WORK TO DO: Go through the data and copy every line exactly, but not the images.
● ● ● ● ● ● ●
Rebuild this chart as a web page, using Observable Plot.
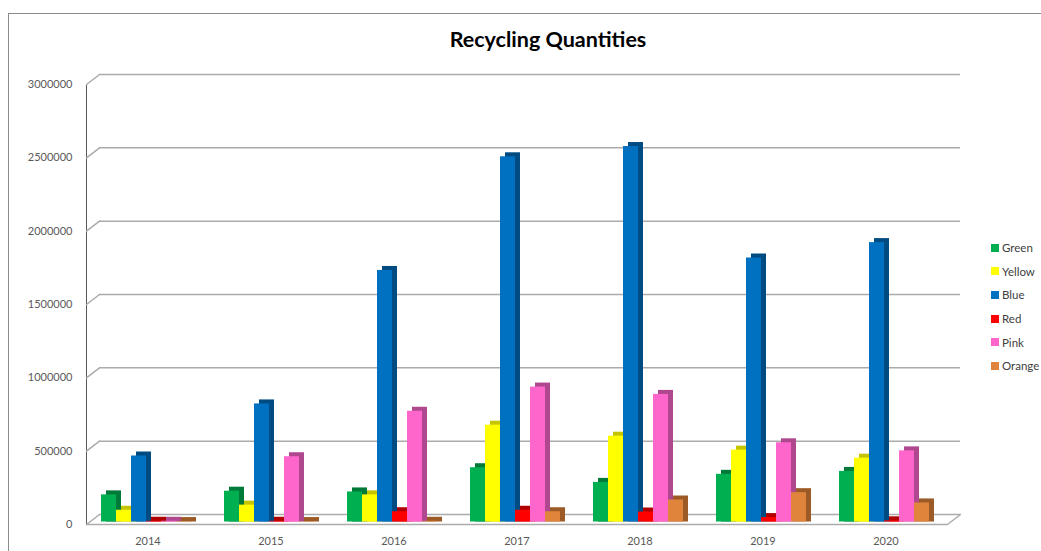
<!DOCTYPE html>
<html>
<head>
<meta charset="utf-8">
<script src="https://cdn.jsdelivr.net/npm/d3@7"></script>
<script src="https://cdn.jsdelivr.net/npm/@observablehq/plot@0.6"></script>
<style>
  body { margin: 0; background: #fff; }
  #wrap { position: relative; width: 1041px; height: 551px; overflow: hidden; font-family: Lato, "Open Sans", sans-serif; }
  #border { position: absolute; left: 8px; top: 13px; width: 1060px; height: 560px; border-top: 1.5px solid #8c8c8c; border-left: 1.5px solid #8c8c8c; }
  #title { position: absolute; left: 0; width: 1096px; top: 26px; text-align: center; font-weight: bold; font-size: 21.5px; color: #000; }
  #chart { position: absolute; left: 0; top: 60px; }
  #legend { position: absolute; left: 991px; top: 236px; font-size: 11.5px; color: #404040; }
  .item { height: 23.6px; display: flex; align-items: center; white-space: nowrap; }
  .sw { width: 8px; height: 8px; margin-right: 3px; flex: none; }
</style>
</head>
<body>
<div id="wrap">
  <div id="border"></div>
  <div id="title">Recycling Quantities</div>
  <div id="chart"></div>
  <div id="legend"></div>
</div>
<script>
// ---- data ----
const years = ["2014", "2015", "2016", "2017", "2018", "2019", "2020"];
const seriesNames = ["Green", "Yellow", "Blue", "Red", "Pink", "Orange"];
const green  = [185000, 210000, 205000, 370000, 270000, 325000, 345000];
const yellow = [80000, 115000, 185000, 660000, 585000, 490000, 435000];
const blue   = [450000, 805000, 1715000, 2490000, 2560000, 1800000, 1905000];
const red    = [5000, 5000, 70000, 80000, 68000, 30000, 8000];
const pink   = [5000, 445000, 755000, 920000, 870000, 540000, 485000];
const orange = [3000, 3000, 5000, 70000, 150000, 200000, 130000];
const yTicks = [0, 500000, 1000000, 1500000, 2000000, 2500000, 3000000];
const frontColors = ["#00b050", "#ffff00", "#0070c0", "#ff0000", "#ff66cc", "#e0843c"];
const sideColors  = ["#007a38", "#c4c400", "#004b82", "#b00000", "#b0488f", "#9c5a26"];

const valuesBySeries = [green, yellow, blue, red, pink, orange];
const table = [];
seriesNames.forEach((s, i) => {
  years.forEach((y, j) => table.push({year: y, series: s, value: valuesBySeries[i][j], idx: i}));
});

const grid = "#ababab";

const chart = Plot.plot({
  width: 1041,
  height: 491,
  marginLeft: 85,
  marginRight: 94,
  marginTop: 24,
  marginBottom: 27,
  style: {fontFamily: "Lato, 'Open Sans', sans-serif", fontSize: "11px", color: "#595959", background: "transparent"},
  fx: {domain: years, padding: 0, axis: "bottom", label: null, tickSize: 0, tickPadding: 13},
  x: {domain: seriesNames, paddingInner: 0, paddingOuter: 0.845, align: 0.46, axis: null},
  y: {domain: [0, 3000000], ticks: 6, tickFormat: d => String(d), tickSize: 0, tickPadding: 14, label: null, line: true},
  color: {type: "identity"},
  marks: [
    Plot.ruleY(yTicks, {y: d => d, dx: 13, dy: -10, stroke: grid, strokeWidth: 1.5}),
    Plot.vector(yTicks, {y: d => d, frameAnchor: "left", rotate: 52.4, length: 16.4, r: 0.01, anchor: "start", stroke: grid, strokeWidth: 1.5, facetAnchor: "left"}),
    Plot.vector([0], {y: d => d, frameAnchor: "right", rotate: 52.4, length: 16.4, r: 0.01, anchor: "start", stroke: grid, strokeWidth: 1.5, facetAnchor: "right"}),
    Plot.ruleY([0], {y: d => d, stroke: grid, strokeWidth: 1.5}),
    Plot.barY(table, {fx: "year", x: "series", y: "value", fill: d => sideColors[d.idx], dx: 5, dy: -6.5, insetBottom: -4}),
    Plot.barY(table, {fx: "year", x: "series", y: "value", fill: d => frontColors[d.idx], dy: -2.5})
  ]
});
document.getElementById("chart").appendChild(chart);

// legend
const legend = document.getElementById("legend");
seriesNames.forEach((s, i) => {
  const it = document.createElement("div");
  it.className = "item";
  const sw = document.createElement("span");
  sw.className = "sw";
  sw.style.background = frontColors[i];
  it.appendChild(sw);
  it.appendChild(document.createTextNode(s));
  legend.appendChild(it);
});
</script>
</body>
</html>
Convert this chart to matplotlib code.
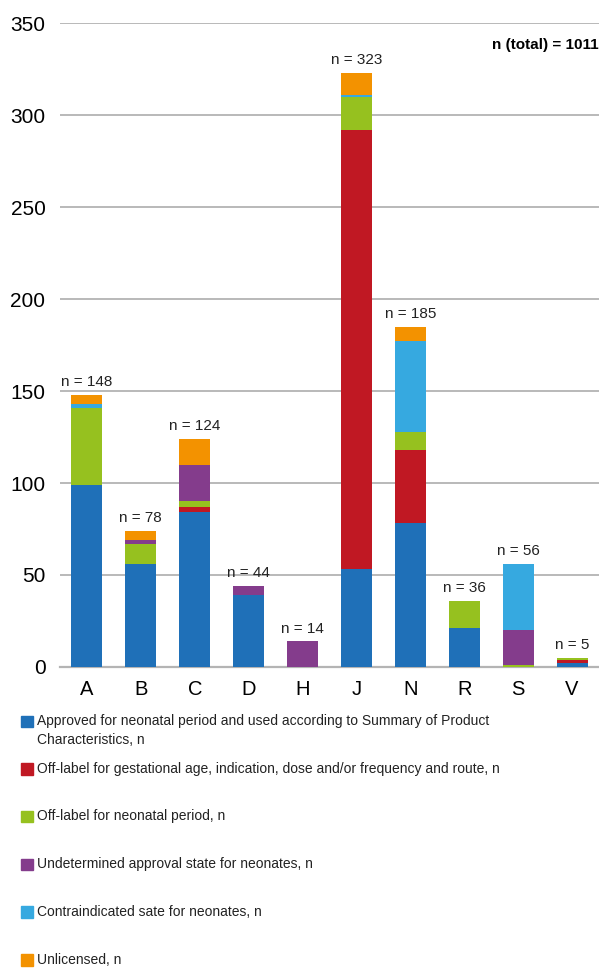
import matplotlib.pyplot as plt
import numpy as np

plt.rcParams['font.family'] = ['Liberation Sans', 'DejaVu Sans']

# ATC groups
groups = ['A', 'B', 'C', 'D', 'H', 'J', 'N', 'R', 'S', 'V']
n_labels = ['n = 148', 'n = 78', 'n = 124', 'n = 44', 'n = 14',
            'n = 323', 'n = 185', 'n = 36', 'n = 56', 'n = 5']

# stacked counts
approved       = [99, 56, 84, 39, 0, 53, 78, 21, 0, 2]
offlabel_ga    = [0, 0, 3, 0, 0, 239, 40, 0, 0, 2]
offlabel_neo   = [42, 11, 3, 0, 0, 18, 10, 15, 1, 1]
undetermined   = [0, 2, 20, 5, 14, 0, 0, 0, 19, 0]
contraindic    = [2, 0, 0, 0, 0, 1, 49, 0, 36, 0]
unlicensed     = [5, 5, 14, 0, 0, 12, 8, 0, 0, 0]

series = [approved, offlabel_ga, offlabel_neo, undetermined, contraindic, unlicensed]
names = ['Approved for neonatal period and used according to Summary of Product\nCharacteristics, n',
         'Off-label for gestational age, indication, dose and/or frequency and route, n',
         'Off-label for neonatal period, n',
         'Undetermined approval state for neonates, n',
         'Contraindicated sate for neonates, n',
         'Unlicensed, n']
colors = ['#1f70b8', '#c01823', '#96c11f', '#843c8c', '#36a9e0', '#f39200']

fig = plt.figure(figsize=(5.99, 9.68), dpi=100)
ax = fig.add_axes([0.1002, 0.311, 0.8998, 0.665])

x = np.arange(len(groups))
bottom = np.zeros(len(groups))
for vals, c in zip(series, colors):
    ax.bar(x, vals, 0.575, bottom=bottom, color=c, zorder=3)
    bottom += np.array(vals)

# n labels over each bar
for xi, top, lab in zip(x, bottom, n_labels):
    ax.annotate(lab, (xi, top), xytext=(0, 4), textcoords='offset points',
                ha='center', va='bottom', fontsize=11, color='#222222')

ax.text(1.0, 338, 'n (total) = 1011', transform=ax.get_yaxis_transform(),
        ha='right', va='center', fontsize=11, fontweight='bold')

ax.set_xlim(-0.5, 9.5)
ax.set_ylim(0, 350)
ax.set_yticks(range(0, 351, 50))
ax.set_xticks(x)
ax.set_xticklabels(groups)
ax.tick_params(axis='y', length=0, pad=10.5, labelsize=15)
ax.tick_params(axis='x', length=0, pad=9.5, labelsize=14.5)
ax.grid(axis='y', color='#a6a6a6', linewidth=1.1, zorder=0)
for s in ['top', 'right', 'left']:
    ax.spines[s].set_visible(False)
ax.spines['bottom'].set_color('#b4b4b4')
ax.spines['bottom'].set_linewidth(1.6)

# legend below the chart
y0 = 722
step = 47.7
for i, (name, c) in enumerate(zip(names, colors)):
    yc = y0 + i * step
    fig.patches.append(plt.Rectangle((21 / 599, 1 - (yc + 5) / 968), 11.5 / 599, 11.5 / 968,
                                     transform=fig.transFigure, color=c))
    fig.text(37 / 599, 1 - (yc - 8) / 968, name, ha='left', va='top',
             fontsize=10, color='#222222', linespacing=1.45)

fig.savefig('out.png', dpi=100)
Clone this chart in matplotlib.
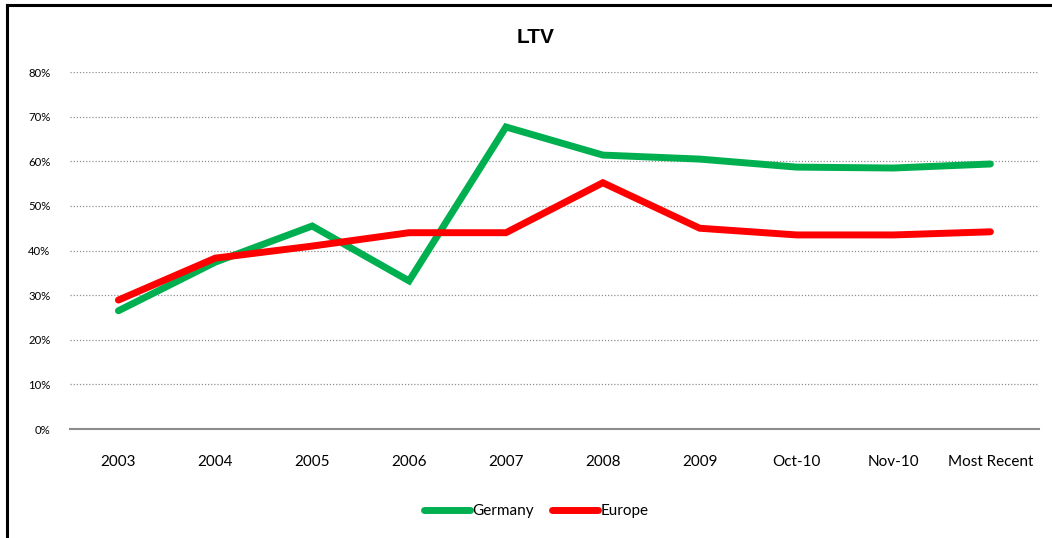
● ● ● ● ● ● ●
REPLY:
Rebuild this chart as a web page, using Observable Plot.
<!DOCTYPE html>
<html>
<head>
<meta charset="utf-8">
<script src="https://cdn.jsdelivr.net/npm/d3@7"></script>
<script src="https://cdn.jsdelivr.net/npm/@observablehq/plot@0.6"></script>
<style>
  body { margin: 0; background: #fff; }
  #wrap { position: relative; width: 1041px; height: 551px; overflow: hidden; font-family: Lato, "Open Sans", sans-serif; }
  #border { position: absolute; left: 8px; top: 13px; width: 1060px; height: 560px; border-top: 1.5px solid #8c8c8c; border-left: 1.5px solid #8c8c8c; }
  #title { position: absolute; left: 0; width: 1096px; top: 26px; text-align: center; font-weight: bold; font-size: 21.5px; color: #000; }
  #chart { position: absolute; left: 0; top: 60px; }
  #legend { position: absolute; left: 991px; top: 236px; font-size: 11.5px; color: #404040; }
  .item { height: 23.6px; display: flex; align-items: center; white-space: nowrap; }
  .sw { width: 8px; height: 8px; margin-right: 3px; flex: none; }
</style>
</head>
<body>
<div id="wrap">
  <div id="border"></div>
  <div id="title">Recycling Quantities</div>
  <div id="chart"></div>
  <div id="legend"></div>
</div>
<script>
// ---- data ----
const years = ["2014", "2015", "2016", "2017", "2018", "2019", "2020"];
const seriesNames = ["Green", "Yellow", "Blue", "Red", "Pink", "Orange"];
const green  = [185000, 210000, 205000, 370000, 270000, 325000, 345000];
const yellow = [80000, 115000, 185000, 660000, 585000, 490000, 435000];
const blue   = [450000, 805000, 1715000, 2490000, 2560000, 1800000, 1905000];
const red    = [5000, 5000, 70000, 80000, 68000, 30000, 8000];
const pink   = [5000, 445000, 755000, 920000, 870000, 540000, 485000];
const orange = [3000, 3000, 5000, 70000, 150000, 200000, 130000];
const yTicks = [0, 500000, 1000000, 1500000, 2000000, 2500000, 3000000];
const frontColors = ["#00b050", "#ffff00", "#0070c0", "#ff0000", "#ff66cc", "#e0843c"];
const sideColors  = ["#007a38", "#c4c400", "#004b82", "#b00000", "#b0488f", "#9c5a26"];

const valuesBySeries = [green, yellow, blue, red, pink, orange];
const table = [];
seriesNames.forEach((s, i) => {
  years.forEach((y, j) => table.push({year: y, series: s, value: valuesBySeries[i][j], idx: i}));
});

const grid = "#ababab";

const chart = Plot.plot({
  width: 1041,
  height: 491,
  marginLeft: 85,
  marginRight: 94,
  marginTop: 24,
  marginBottom: 27,
  style: {fontFamily: "Lato, 'Open Sans', sans-serif", fontSize: "11px", color: "#595959", background: "transparent"},
  fx: {domain: years, padding: 0, axis: "bottom", label: null, tickSize: 0, tickPadding: 13},
  x: {domain: seriesNames, paddingInner: 0, paddingOuter: 0.845, align: 0.46, axis: null},
  y: {domain: [0, 3000000], ticks: 6, tickFormat: d => String(d), tickSize: 0, tickPadding: 14, label: null, line: true},
  color: {type: "identity"},
  marks: [
    Plot.ruleY(yTicks, {y: d => d, dx: 13, dy: -10, stroke: grid, strokeWidth: 1.5}),
    Plot.vector(yTicks, {y: d => d, frameAnchor: "left", rotate: 52.4, length: 16.4, r: 0.01, anchor: "start", stroke: grid, strokeWidth: 1.5, facetAnchor: "left"}),
    Plot.vector([0], {y: d => d, frameAnchor: "right", rotate: 52.4, length: 16.4, r: 0.01, anchor: "start", stroke: grid, strokeWidth: 1.5, facetAnchor: "right"}),
    Plot.ruleY([0], {y: d => d, stroke: grid, strokeWidth: 1.5}),
    Plot.barY(table, {fx: "year", x: "series", y: "value", fill: d => sideColors[d.idx], dx: 5, dy: -6.5, insetBottom: -4}),
    Plot.barY(table, {fx: "year", x: "series", y: "value", fill: d => frontColors[d.idx], dy: -2.5})
  ]
});
document.getElementById("chart").appendChild(chart);

// legend
const legend = document.getElementById("legend");
seriesNames.forEach((s, i) => {
  const it = document.createElement("div");
  it.className = "item";
  const sw = document.createElement("span");
  sw.className = "sw";
  sw.style.background = frontColors[i];
  it.appendChild(sw);
  it.appendChild(document.createTextNode(s));
  legend.appendChild(it);
});
</script>
</body>
</html>
Convert this chart to matplotlib code.
import matplotlib.pyplot as plt
import numpy as np

plt.rcParams['font.family'] = ['Liberation Sans', 'DejaVu Sans']

# ATC groups
groups = ['A', 'B', 'C', 'D', 'H', 'J', 'N', 'R', 'S', 'V']
n_labels = ['n = 148', 'n = 78', 'n = 124', 'n = 44', 'n = 14',
            'n = 323', 'n = 185', 'n = 36', 'n = 56', 'n = 5']

# stacked counts
approved       = [99, 56, 84, 39, 0, 53, 78, 21, 0, 2]
offlabel_ga    = [0, 0, 3, 0, 0, 239, 40, 0, 0, 2]
offlabel_neo   = [42, 11, 3, 0, 0, 18, 10, 15, 1, 1]
undetermined   = [0, 2, 20, 5, 14, 0, 0, 0, 19, 0]
contraindic    = [2, 0, 0, 0, 0, 1, 49, 0, 36, 0]
unlicensed     = [5, 5, 14, 0, 0, 12, 8, 0, 0, 0]

series = [approved, offlabel_ga, offlabel_neo, undetermined, contraindic, unlicensed]
names = ['Approved for neonatal period and used according to Summary of Product\nCharacteristics, n',
         'Off-label for gestational age, indication, dose and/or frequency and route, n',
         'Off-label for neonatal period, n',
         'Undetermined approval state for neonates, n',
         'Contraindicated sate for neonates, n',
         'Unlicensed, n']
colors = ['#1f70b8', '#c01823', '#96c11f', '#843c8c', '#36a9e0', '#f39200']

fig = plt.figure(figsize=(5.99, 9.68), dpi=100)
ax = fig.add_axes([0.1002, 0.311, 0.8998, 0.665])

x = np.arange(len(groups))
bottom = np.zeros(len(groups))
for vals, c in zip(series, colors):
    ax.bar(x, vals, 0.575, bottom=bottom, color=c, zorder=3)
    bottom += np.array(vals)

# n labels over each bar
for xi, top, lab in zip(x, bottom, n_labels):
    ax.annotate(lab, (xi, top), xytext=(0, 4), textcoords='offset points',
                ha='center', va='bottom', fontsize=11, color='#222222')

ax.text(1.0, 338, 'n (total) = 1011', transform=ax.get_yaxis_transform(),
        ha='right', va='center', fontsize=11, fontweight='bold')

ax.set_xlim(-0.5, 9.5)
ax.set_ylim(0, 350)
ax.set_yticks(range(0, 351, 50))
ax.set_xticks(x)
ax.set_xticklabels(groups)
ax.tick_params(axis='y', length=0, pad=10.5, labelsize=15)
ax.tick_params(axis='x', length=0, pad=9.5, labelsize=14.5)
ax.grid(axis='y', color='#a6a6a6', linewidth=1.1, zorder=0)
for s in ['top', 'right', 'left']:
    ax.spines[s].set_visible(False)
ax.spines['bottom'].set_color('#b4b4b4')
ax.spines['bottom'].set_linewidth(1.6)

# legend below the chart
y0 = 722
step = 47.7
for i, (name, c) in enumerate(zip(names, colors)):
    yc = y0 + i * step
    fig.patches.append(plt.Rectangle((21 / 599, 1 - (yc + 5) / 968), 11.5 / 599, 11.5 / 968,
                                     transform=fig.transFigure, color=c))
    fig.text(37 / 599, 1 - (yc - 8) / 968, name, ha='left', va='top',
             fontsize=10, color='#222222', linespacing=1.45)

fig.savefig('out.png', dpi=100)
Clone this chart in matplotlib.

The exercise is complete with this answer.